По моему заказу привезли на ослах больше ста эвкалиптов. Я знала, что через несколько лет буду наслаждаться их прохладой. Над монастырским кладбищем постоянно веял легкий ветерок. В движениях пышных ветвей эвкалиптов звуки колоколов, казалось, еще шире расходились по ущелью, участвуя в природной симфонии. Слепые дети часто пели, словно чувствуя, что музыка смиряет мою тоску.
По всей округе говорили о любви Андре и Дельты. Матери клялись, что никогда не допустят, чтобы любовь была наказана так, как поступили с ними, – ведь у них было отнято их дитя.
После смерти Дельту уже не звали монашеским именем Благодата. В ней видели мать, чья судьба могла постигнуть и их, если б они принадлежали к племени ее отца, известному и в самых дальних уголках Эфиопии. Хотя, по правде говоря, женщины сами не верили, что их клятва может быть исполнена.
Некоторые послания разносит только звук ветра и колоколов.
Как мне хотелось ощутить в животе движения ребенка, новую жизнь в себе. Я пела бы ему – этому маленькому человеческому существу, если б дано ему было увидеть свет. Я мечтала о материнской улыбке – всей любовью, которой одарил меня Бог. Все мои мечты, как унесенные отливом, были утоплены неведомым мне решением. Я примирилась, но не понимала. До того самого момента, когда мое недоумение утратило всякий смысл. В последнем письме, которое написал мне Андре, в дневнике, что он мне оставил, а по воле его, и в завещании, которое я должна была исполнить, крылась тайна его жизни. Только теперь я осознала, почему он не хотел детей, поняла, из-за чего он не желал быть отцом.
Я смотрела на его серое, окоченевшее тело, и открывшаяся тайна будила во мне мысли о трагизме жизни, ничтожестве страсти и эгоизме мечты. Он казался мне незнакомцем, я видела его словно впервые, как будто он никогда не имел ко мне отношения. Старый, элегантный даже в гробу, а на груди – портрет молодой темнокожей девушки с крупными миндалевидными глазами и длинными, густыми, курчавыми волосами. Одетая в эфиопский костюм красивейших цветов, она улыбалась, как улыбается только счастливая женщина, когда ждет ребенка.

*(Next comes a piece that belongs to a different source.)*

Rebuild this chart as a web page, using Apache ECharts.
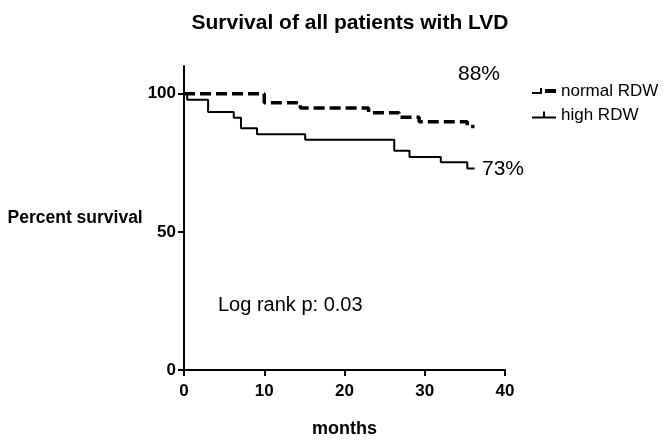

По возвращении из Эфиопии, за неполных сорок дней до смерти, Андре стал похож на человека, уже перешедшего на ту сторону. Попросил, чтобы я по фотографии сделала ее портрет маслом. Отказался от всякой врачебной помощи и ушел в себя. Знал, что скоро умрет. Тогда он не сказал, зачем ему портрет неизвестной мне женщины, не открыл, кто она. Я подчинилась его просьбе, и это ему, хотя бы внешне, подняло настроение. Он стал нежным существом, его преданность была трогательна.
Я заметила в нем перемену. Объясняла ее болезнью, меланхолией, тем, что долгие часы провожу на работе. Он хотел, чтоб я прекратила врачебную практику. Требовал моего неотлучного присутствия, будто предчувствуя скорую смерть. Я постоянно была рядом с ним. Мне казалось, он молится, чтобы смерть поспешила, хотя чувствовал, как я его люблю. Отказался от терапии и стал весьма набожен. Это была огромная перемена.
Андре еще в отрочестве перестал быть верующим, но никогда не рассказывал, почему так случилось. Не веровал, а любил мои работы. Мог часами смотреть на иконы, которые я завершила, часами наблюдать, как святой лик рождается на новом полотне, поставленном на мольберт. Перешел в православие. Мы вместе читали Священное Писание, он его внимательно анализировал и вскоре знал почти наизусть. Тут, со Священным Писанием в руках, мы были ближе друг к другу. Ожидание смерти освободило нас от неизвестности. Мы разговаривали не только об истории изначального христианства, православия, о потребности в вере, но и о судьбе нас, грешных, о значении и красоте жизни, о долге помогать другим в испытаниях и о неизбежности смерти. Прежде я не задумывалась, о чем говорят супруги, когда один из них обречен вскоре уйти из нашего мира.
Неужели наш интеллект не может без опыта страдания помыслить о такой возможности, подготовиться к тому, что мы захотим сказать или почувствуем? Может быть, с любимым человеком мы избегаем касаться тем, которых боимся: ведь как тут ни готовься, слово вносит страх и неуют. Как говорить о приближении смерти, чтоб не усилить боли обреченного?
Он стал мне ближе, его больше не занимали его предки и старина. С тревогой говорил о судьбе страдающих от голода и нищеты народов, о росте среди них детской смертности и болезней: СПИД, малярия, проказа… Он хотел, чтоб я продолжила его миссию денежной помощи, просил, чтоб я учила детей, особенно церковной живописи.